Movie Review: Oliver Twist (1948) d. David Lean

Oliver Twist
Criterion Collection cover for Oliver Twist, directed by David Lean
Movie Review
Oliver Twist (1948)
d. David Lean
Criterion Collection #32

   Generally acclaimed as "the best" Oliver Twist adaptation,  David Lean's Oliver Twist is less well known in the United States, perhaps because Alec Guinness' grotesquely anti-Semitic portrayal of Fagin kept it out for several years after release.   Grim and expressionistic, Lean's Twist is very grown up, with a haunting, expressionistic quality that emphasizes the strangeness of the Victorian milieu of the book.

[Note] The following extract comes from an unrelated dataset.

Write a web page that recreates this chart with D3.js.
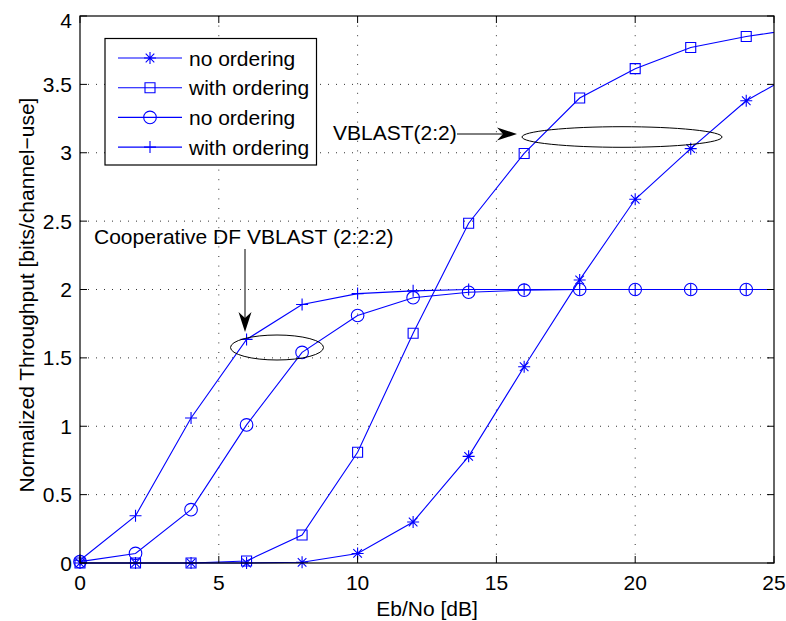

   Lean does an incredible job- both in this film and in Great Expectations, his other Criterion Collection Dickens movie, in synthesizing the much longer book into a film that still feels like it captures all the important moments of the book.

Tuesday, January 12, 2021

Criterion Collection Review: A Taste of Honey (1961) by Tony Richardson

Cover of Criterion Collection #829 A Taste of Honey (1961) d. Tony Richardson

Criterion Collection Review
A Taste of Honey (1961)
d. Tony Richardson
#829

   The original idea for this blog was that I would read all 1001 Books and watch all the Criterion Collection films.   When I started, Criterion Collection still had titles on Netflix, then it moved to Hulu, then there was a brief Filmstruck period and now there is the Criterion Channel which you can install on your smart tv.  Criterion Channel far surpasses prior efforts, and it comes close to realizing the vision I thought I was getting into when I came up with the idea a decade ago.

   When I stopped watching Criterion Collection films the entire collection was at #703, A Taste of Honey, #829 came out in 2016.   That's the real problem with trying to stay current on Criterion Collection films- they come out five a month.  A Taste of Honey is a film example of the "Kitchen Sink" realism school of English art, unusual in that it takes place outside of London and the source material, a play, was written by a woman.   The story is about a high school student who lives with her louche mother in a succession of low-rent apartments in 1950's Manchester.   

  Part of the pleasure of A Taste of Honey is the Manchester locations- lovingly restored by Criterion of course.   The extras give the always interesting journey of pathbreaking films in the British film environment- marked by the absence of any first amendment protection and the ever-present British Film Censor.  Here, the controversy is obvious- an interracial coupling and an openly gay bff add to the native exoticism of the milieu.